Indeed, the former Marine sergeant from Brooklyn, New York is no more special than any other pilgrim who has traveled the arduous journey of faith and arrived at a point of deep and lasting conversion.

Father Manning perceives himself as a vessel from which a powerful message is released. The message -- a healing balm poured on a wounded and broken world -- is the heady notion of Christ as total servant, full of "unflinching, unwavering compassion."

"Man is made not to know, love and serve God," the priest told the crowd massed in the warm wood and stone of St. John's Church, "but made to know how God wants to know, love and serve his children!"

Utterly rejecting any fearful, punitive concept of God, Father Manning underscores the "saving" power of Christ active in a lonely, frightened world.

"If we're going to treat Jesus as God, we must let him be who he is -- a savior who frees us from fear" of the Father, dislike of ourselves, self-reproach, perfectionism, legalism.

The bold Franciscan is impatient with those in the Church who would distort the image of a loving God or spend excessive time and money on minor importances -- building up a church bureaucracy, amassing wealth, placing undue stress on ritual and institutional encumbrances.

"Because God is not presented as an unconditional lover, only two out of five Catholics go to Mass," he claimed.

His vision of the Church is one that follows the servant model. "Humble, serving love is the way God manifests himself in the world. Christian freedom rests in this conception of servitude, a reversal of the world's values … Servanthood is not a mood or a good feeling.

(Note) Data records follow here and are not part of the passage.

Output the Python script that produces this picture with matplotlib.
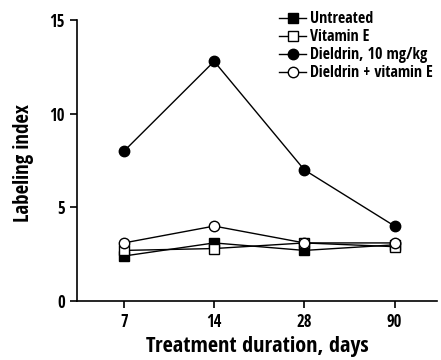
import matplotlib
matplotlib.use("Agg")
import matplotlib.pyplot as plt

days = ["7", "14", "28", "90"]
untreated = [2.4, 3.1, 2.7, 3.0]
vitamin_e = [2.7, 2.8, 3.1, 2.9]
dieldrin = [8.0, 12.8, 7.0, 4.0]
dieldrin_vite = [3.1, 4.0, 3.1, 3.1]
yticks = [0, 5, 10, 15]

plt.rcParams["font.family"] = ["Open Sans Condensed", "DejaVu Sans"]
plt.rcParams["font.weight"] = "bold"

fig = plt.figure(figsize=(4.41, 3.6), dpi=100)
ax = fig.add_axes([0.1746, 0.164, 0.8164, 0.78])
x = list(range(len(days)))
ms = 7.5
kw = dict(color="black", lw=1.0, markersize=ms, markeredgewidth=1.0)
ax.plot(x, untreated, marker="s", markerfacecolor="black", label="Untreated", **kw)
ax.plot(x, vitamin_e, marker="s", markerfacecolor="white", label="Vitamin E", **kw)
ax.plot(x, dieldrin, marker="o", markerfacecolor="black", label="Dieldrin, 10 mg/kg", **kw)
ax.plot(x, dieldrin_vite, marker="o", markerfacecolor="white", label="Dieldrin + vitamin E", **kw)

ax.set_xlim(-0.52, 3.47)
ax.set_ylim(0, 15)
ax.set_xticks(x)
ax.set_xticklabels(days)
ax.set_yticks(yticks)
ax.spines["top"].set_visible(False)
ax.spines["right"].set_visible(False)
ax.spines["left"].set_linewidth(1.2)
ax.spines["bottom"].set_linewidth(1.2)
ax.tick_params(axis="both", labelsize=12, width=1.2, length=5)
ax.set_ylabel("Labeling index", fontsize=15)
ax.set_xlabel("Treatment duration, days", fontsize=16, labelpad=4)
ax.yaxis.set_label_coords(-0.12, 0.49)

leg = ax.legend(loc="upper right", bbox_to_anchor=(1.015, 1.065), frameon=False,
                fontsize=11.5, handlelength=1.7, handletextpad=0.25,
                labelspacing=0.12, borderpad=0.1, markerscale=1.0)
fig.savefig("out.png", dpi=100)
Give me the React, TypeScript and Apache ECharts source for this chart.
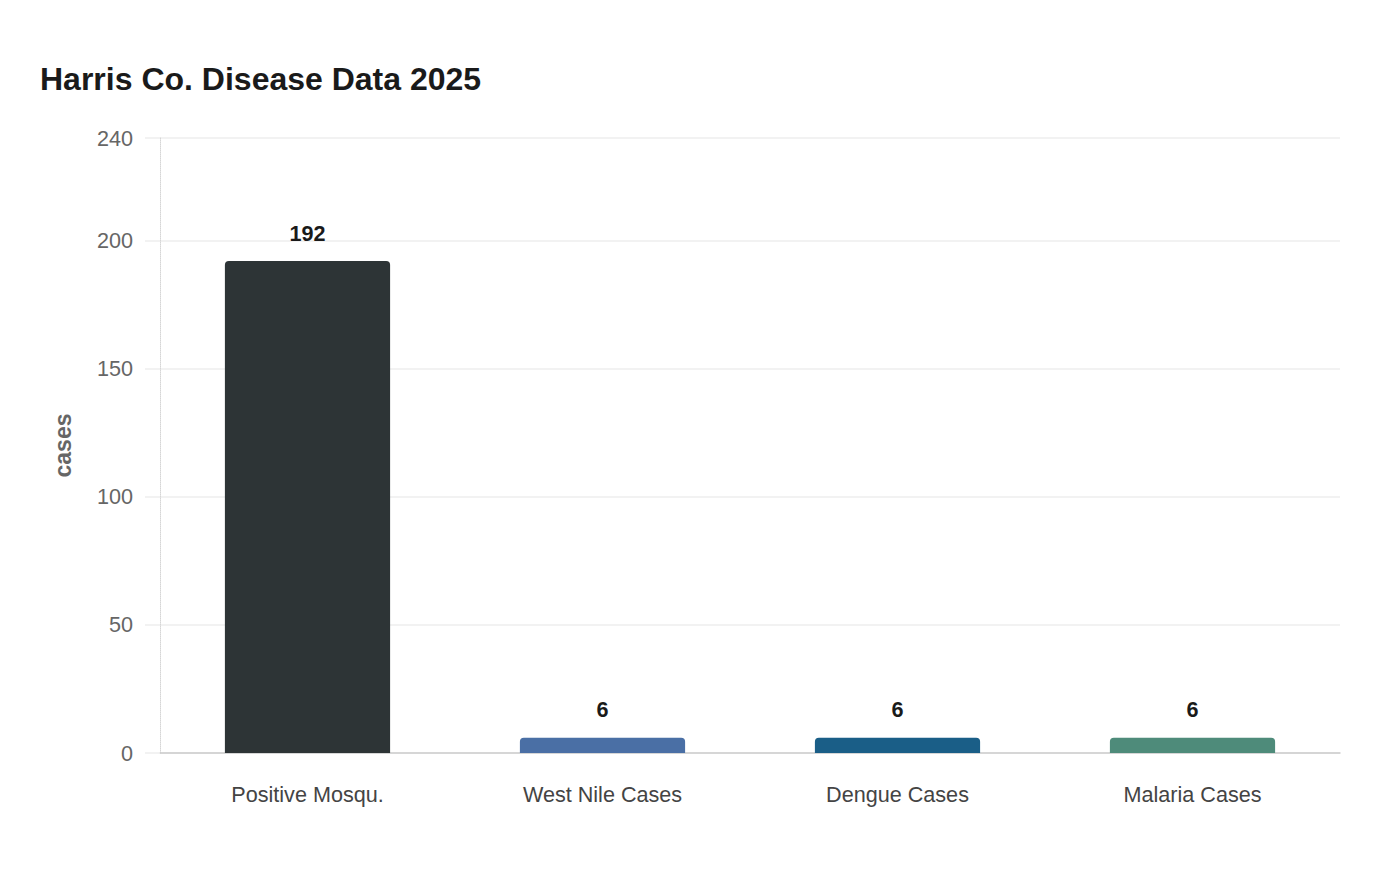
import * as echarts from "echarts"
import { useEffect, useRef } from "react"

const categories = ["Positive Mosqu.", "West Nile Cases", "Dengue Cases", "Malaria Cases"]
const values = [192, 6, 6, 6]
const barColors = ["#2d3436", "#4a6fa5", "#1a5e87", "#4e8b7a"]

const FONT = "'Liberation Sans', Arial, sans-serif"

export default function App(): React.ReactElement {
  const ref = useRef<HTMLDivElement>(null)

  useEffect(() => {
    document.body.style.margin = "0"
    const node = ref.current
    if (!node) return
    const chart = echarts.init(node, undefined, { renderer: "svg" })

    chart.setOption({
      animation: false,
      backgroundColor: "#ffffff",
      textStyle: { fontFamily: FONT },
      title: {
        text: "Harris Co. Disease Data 2025",
        left: 35,
        top: 58,
        textStyle: { fontSize: 32, fontWeight: "bold", color: "#1a1a1a", fontFamily: FONT },
      },
      grid: { left: 160, right: 60, top: 138, bottom: 127 },
      xAxis: {
        type: "category",
        data: categories,
        axisLine: { lineStyle: { color: "#cccccc", width: 1.5 } },
        axisTick: { show: false },
        axisLabel: { fontSize: 21.6, color: "#444444", margin: 30, fontFamily: FONT },
      },
      yAxis: {
        type: "value",
        min: 0,
        max: 240,
        interval: 50,
        name: "cases",
        nameLocation: "middle",
        nameGap: 86,
        nameTextStyle: { fontSize: 23, fontWeight: "bold", color: "#666666", fontFamily: FONT },
        axisLine: { show: true, lineStyle: { color: "#d6d6d6", type: "dotted" } },
        axisTick: { show: true, length: 15, lineStyle: { color: "#eeeeee", width: 1.5 } },
        axisLabel: { fontSize: 21.6, color: "#666666", margin: 27, fontFamily: FONT },
        splitLine: { lineStyle: { color: "#eeeeee", width: 1.5 } },
      },
      series: [
        {
          type: "bar",
          barWidth: "56%",
          data: values.map((v, i) => ({ value: v, itemStyle: { color: barColors[i] } })),
          itemStyle: { borderRadius: [4, 4, 0, 0] },
          label: {
            show: true,
            position: "top",
            distance: 17,
            fontSize: 21.6,
            fontWeight: "bold",
            color: "#1a1a1a",
            fontFamily: FONT,
          },
        },
      ],
    })

    return () => chart.dispose()
  }, [])

  return <div ref={ref} style={{ width: 1400, height: 880 }} />
}
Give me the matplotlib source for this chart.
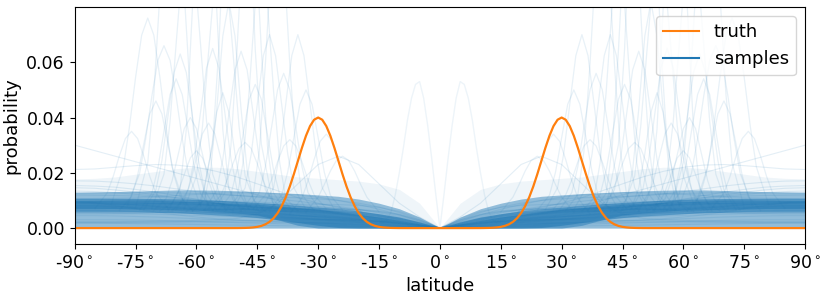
import numpy as np
import matplotlib
matplotlib.use('Agg')
import matplotlib.pyplot as plt
from matplotlib.lines import Line2D

# everything is symmetric about the equator, so only one hemisphere is stored

# truth density
truth_lat = [0, 8, 10, 11, 12, 13, 14, 15, 16, 17, 18, 19, 20, 21, 22, 23, 24, 25, 26, 27, 28, 29,
             30, 31, 32, 33, 34, 35, 36, 37, 38, 39, 40, 41, 42, 43, 44, 45, 46, 47, 48, 49, 50, 52, 90]
truth_val = [0, 0, 0.00001, 0.00003, 0.00006, 0.00012, 0.00024, 0.00044, 0.00079, 0.00136, 0.00225,
             0.00356, 0.00541, 0.00792, 0.01112, 0.01501, 0.01947, 0.02426, 0.02904, 0.03341, 0.03692,
             0.03921, 0.04000, 0.03921, 0.03692, 0.03341, 0.02904, 0.02426, 0.01947, 0.01501, 0.01112,
             0.00792, 0.00541, 0.00356, 0.00225, 0.00136, 0.00079, 0.00044, 0.00024, 0.00012, 0.00006,
             0.00003, 0.00001, 0, 0]

# 5 degree grid for the sample band and the broad sample curves (values in 1e-4)
grid_lat = [0, 5, 10, 15, 20, 25, 30, 35, 40, 45, 50, 55, 60, 65, 70, 75, 80, 85, 90]

# density of the overlapping samples: faint haze, mid band, core and inner core
haze_hi = [0, 90, 140, 160, 170, 175, 180, 185, 195, 205, 215, 220, 220, 215, 205, 195, 185, 180, 178]
mid_hi = [0, 40, 70, 90, 105, 115, 120, 125, 128, 132, 135, 137, 138, 138, 136, 134, 132, 131, 130]
core_lo = [0, 0, 0, 0, 0, 2, 10, 20, 30, 38, 44, 48, 52, 55, 57, 58, 58, 58, 58]
core_hi = [0, 22, 40, 52, 62, 70, 76, 82, 88, 93, 97, 101, 104, 106, 107, 108, 108, 108, 108]
inner_lo = [0, 0, 0, 0, 0, 0, 0, 10, 30, 47, 55, 60, 65, 67, 68, 69, 70, 70, 70]
inner_hi = [0, 15, 28, 40, 50, 60, 68, 74, 80, 86, 90, 93, 96, 98, 100, 100, 100, 100, 100]

samples = [
    [0, 20, 35, 45, 52, 58, 63, 68, 72, 76, 80, 83, 86, 88, 90, 91, 92, 92, 92],
    [0, 15, 28, 38, 46, 52, 58, 64, 70, 76, 82, 88, 93, 97, 100, 102, 103, 104, 104],
    [0, 25, 45, 58, 66, 72, 76, 80, 84, 88, 92, 95, 98, 100, 101, 100, 98, 96, 95],
    [0, 10, 18, 25, 31, 36, 41, 46, 51, 56, 61, 65, 69, 72, 75, 77, 78, 79, 79],
    [0, 30, 50, 62, 68, 70, 70, 70, 72, 76, 82, 90, 98, 106, 112, 116, 118, 119, 120],
    [0, 12, 22, 30, 36, 40, 43, 45, 47, 49, 52, 56, 60, 65, 70, 74, 77, 79, 80],
    [0, 18, 34, 48, 60, 70, 78, 85, 90, 94, 96, 96, 94, 91, 88, 86, 84, 83, 83],
    [0, 8, 15, 21, 26, 30, 33, 36, 38, 40, 42, 44, 46, 48, 50, 52, 53, 54, 54],
    [0, 22, 40, 55, 67, 78, 88, 97, 105, 112, 118, 122, 125, 127, 128, 128, 127, 126, 126],
    [0, 5, 10, 15, 20, 25, 30, 35, 40, 45, 50, 55, 60, 64, 68, 71, 73, 74, 74],
    [0, 28, 48, 60, 66, 68, 68, 67, 66, 66, 67, 69, 72, 76, 80, 84, 87, 89, 90],
    [0, 14, 26, 36, 44, 50, 55, 60, 65, 72, 80, 90, 100, 110, 120, 130, 138, 144, 146],
    [0, 10, 18, 24, 28, 30, 31, 32, 34, 37, 41, 46, 52, 58, 64, 68, 71, 72, 73],
    [0, 35, 60, 75, 82, 85, 86, 86, 85, 84, 83, 83, 84, 86, 88, 90, 91, 92, 92],
    [0, 6, 12, 18, 23, 28, 33, 38, 43, 48, 54, 60, 66, 72, 78, 84, 88, 90, 91],
    [0, 20, 36, 48, 56, 60, 62, 62, 60, 58, 56, 55, 55, 56, 58, 60, 62, 63, 63],
    [0, 4, 8, 11, 14, 16, 18, 20, 22, 25, 28, 31, 34, 37, 40, 42, 44, 45, 45],
    [0, 25, 48, 68, 85, 100, 112, 120, 125, 128, 128, 126, 122, 118, 114, 110, 108, 107, 106],
    [0, 12, 24, 35, 45, 54, 62, 70, 78, 85, 92, 98, 104, 110, 116, 122, 128, 132, 134],
    [0, 16, 30, 42, 52, 60, 66, 70, 72, 72, 70, 66, 62, 58, 55, 53, 52, 51, 51],
    [0, 3, 6, 9, 12, 15, 18, 21, 24, 27, 30, 34, 40, 48, 58, 70, 82, 92, 96],
    [0, 30, 56, 76, 90, 100, 106, 110, 112, 114, 118, 124, 132, 142, 152, 160, 166, 170, 171],
    [0, 2, 4, 6, 8, 10, 12, 14, 16, 18, 20, 22, 24, 26, 28, 29, 30, 30, 30],
    [0, 9, 17, 24, 30, 35, 40, 46, 54, 64, 76, 90, 104, 118, 130, 140, 148, 152, 154],
    [0, 2, 3, 4, 5, 6, 7, 8, 9, 10, 11, 12, 13, 14, 15, 16, 17, 18, 18],
    [0, 12, 20, 25, 28, 30, 30, 29, 28, 27, 26, 25, 24, 23, 22, 21, 20, 20, 20],
    [0, 18, 32, 42, 50, 55, 58, 60, 62, 66, 72, 80, 88, 94, 98, 100, 100, 99, 98],
    [0, 8, 16, 24, 32, 40, 48, 56, 62, 66, 68, 68, 66, 64, 62, 62, 63, 64, 64],
    [0, 10, 20, 30, 40, 52, 66, 82, 100, 120, 140, 160, 180, 200, 220, 240, 260, 280, 300],
    [0, 15, 30, 45, 60, 75, 90, 110, 135, 160, 185, 205, 220, 228, 230, 226, 220, 214, 212],
    [0, 40, 90, 160, 230, 260, 230, 160, 90, 50, 35, 30, 28, 26, 25, 24, 24, 24, 24],
]

# narrow peaks of single samples: centre latitude and values around it (1e-4)
peak_offset = [-9, -6, -4.5, -3, -1.5, 0, 1.5, 3, 4.5, 6, 9]
peak_center = [52, 49, 56, 42, 64, 68, 53.5, 70, 45.5, 38.5, 33, 57, 61.5, 76, 35,
               47, 58, 62, 44, 66, 50, 40, 54, 72, 37, 60, 48, 28, 24, 65]
peak_vals = [
    [61, 103, 210, 430, 695, 820, 695, 430, 210, 103, 61],
    [66, 138, 249, 412, 572, 640, 572, 412, 249, 138, 66],
    [66, 140, 252, 418, 580, 650, 580, 418, 252, 140, 66],
    [67, 146, 268, 448, 624, 700, 624, 448, 268, 146, 67],
    [66, 137, 245, 406, 563, 630, 563, 406, 245, 137, 66],
    [82, 198, 323, 476, 607, 660, 607, 476, 323, 198, 82],
    [61, 84, 145, 269, 419, 490, 419, 269, 145, 84, 61],
    [64, 114, 190, 303, 413, 460, 413, 303, 190, 114, 64],
    [65, 122, 210, 339, 466, 520, 466, 339, 210, 122, 65],
    [66, 128, 223, 364, 501, 560, 501, 364, 223, 128, 66],
    [65, 119, 203, 327, 448, 500, 448, 327, 203, 119, 65],
    [64, 103, 164, 254, 342, 380, 342, 254, 164, 103, 64],
    [64, 106, 171, 266, 360, 400, 360, 266, 171, 106, 64],
    [71, 127, 187, 261, 324, 350, 324, 261, 187, 127, 71],
    [67, 146, 268, 448, 624, 700, 624, 448, 268, 146, 67],
    [62, 127, 298, 644, 1062, 1260, 1062, 644, 298, 127, 62],
    [62, 144, 357, 791, 1313, 1560, 1313, 791, 357, 144, 62],
    [71, 195, 385, 667, 942, 1060, 942, 667, 385, 195, 71],
    [61, 110, 238, 498, 812, 960, 812, 498, 238, 110, 61],
    [74, 236, 483, 849, 1207, 1360, 1207, 849, 483, 236, 74],
    [80, 303, 645, 1153, 1648, 1860, 1648, 1153, 645, 303, 80],
    [62, 122, 278, 596, 979, 1160, 979, 596, 278, 122, 62],
    [70, 188, 369, 637, 898, 1010, 898, 637, 369, 188, 70],
    [86, 221, 367, 545, 698, 760, 698, 545, 367, 221, 86],
    [70, 120, 174, 240, 297, 320, 297, 240, 174, 120, 70],
    [62, 90, 132, 194, 254, 280, 254, 194, 132, 90, 62],
    [69, 118, 170, 233, 288, 310, 288, 233, 170, 118, 69],
    [51, 109, 171, 248, 314, 340, 314, 248, 171, 109, 51],
    [58, 112, 157, 206, 245, 260, 245, 206, 157, 112, 58],
    [65, 125, 216, 351, 483, 540, 483, 351, 216, 125, 65],
]

# the one sample with a narrow bump next to the equator
bump_lat = [0, 1, 2, 3, 4, 5, 6, 7, 8, 9, 10, 11, 12, 13, 14, 15, 30, 60, 90]
bump_val = [0, 0.012, 0.025, 0.037, 0.047, 0.053, 0.052, 0.047, 0.039, 0.029, 0.020, 0.012,
            0.006, 0.003, 0.002, 0.002, 0.002, 0.002, 0.002]

xticks = np.arange(-90, 91, 15)


def mirror(lat, val):
    lat = np.asarray(lat, dtype=float)
    val = np.asarray(val, dtype=float)
    return np.concatenate([-lat[::-1], lat[1:]]), np.concatenate([val[::-1], val[1:]])


fig, ax = plt.subplots(figsize=(8.3, 3.04), dpi=100)
fig.subplots_adjust(left=0.090, right=0.970, bottom=0.197, top=0.977)

# sample density band
x, lo = mirror(grid_lat, np.zeros(len(grid_lat)))
for bot, top, a in [(None, haze_hi, 0.07), (None, mid_hi, 0.45),
                    (core_lo, core_hi, 0.50), (inner_lo, inner_hi, 0.45)]:
    _, hi = mirror(grid_lat, np.array(top) * 1e-4)
    low = lo if bot is None else mirror(grid_lat, np.array(bot) * 1e-4)[1]
    ax.fill_between(x, low, hi, color='C0', alpha=a, lw=0)

for s in samples:
    x, y = mirror(grid_lat, np.array(s) * 1e-4)
    ax.plot(x, y, color='C0', alpha=0.12, lw=0.8)

for c, v in zip(peak_center, peak_vals):
    px = c + np.array(peak_offset)
    for sign in (-1, 1):
        ax.plot(sign * px, np.array(v) * 1e-4, color='C0', alpha=0.1, lw=0.9)

x, y = mirror(bump_lat, bump_val)
ax.plot(x, y, color='C0', alpha=0.08, lw=1)

x, y = mirror(truth_lat, truth_val)
ax.plot(x, y, color='C1', lw=1.6)

ax.set_xlim(-90, 90)
ax.set_ylim(-0.0058, 0.08)
ax.set_xticks(xticks)
ax.set_xticklabels([f"{v}$^\\circ$" for v in xticks])
ax.set_yticks([0, 0.02, 0.04, 0.06])
ax.tick_params(labelsize=12.5)
ax.set_xlabel('latitude', fontsize=13)
ax.set_ylabel('probability', fontsize=13)

handles = [Line2D([], [], color='C1', label='truth'),
           Line2D([], [], color='C0', label='samples')]
ax.legend(handles=handles, loc='upper right', fontsize=13)

fig.savefig('out.png')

It is the decision to live the life of Jesus -- humble service."

Father Manning asks, "What would the Church be like if we suffered from an excess of compassion?" if we, like Christ, said "sinners (are) welcome?"

He quotes from the mystic Julian of Norwich for a compelling and succinct answer: "… and all shall be well, and all things shall be well, and all manner of things shall be well."

Lest the man be viewed as somewhat more than a man -- for whom all things have always been "well" -- Brennan Manning related some of his personal peregrinations for the benefit of Bulletin readers, revealing the peaks and valleys common to most lives, but with the added dimension of an every-changing, somewhat exotic scenario.

Manning was ordained a Franciscan priest in 1963 and began a ministry of teaching and spiritual direction. Four years later, he sensed a need to step back and take a look at his own spiritual development.

He decided on a two-year affiliation with the Little Brothers of Jesus, a unique community founded in 1909 by Charles de Foucauld which stresses prayer and manual labor.

Father Manning served his "novitiate" with the Little Brothers as a dishwasher in France and later a construction worker in Spain. Following this period of manual labor, he retired to a crudely furnished cave, spending seven months in total isolation and prayer.

It was in this hermitage that Brennan Manning herd the words that "are burned on my life" -- "For love of you I left my Father's side."

The Franciscan was deeply drawn to the life of the Little Brothers. After a further tenure in a Swiss prison where he shared the vicissitudes of an inmate's existence, he considered joining the community permanently.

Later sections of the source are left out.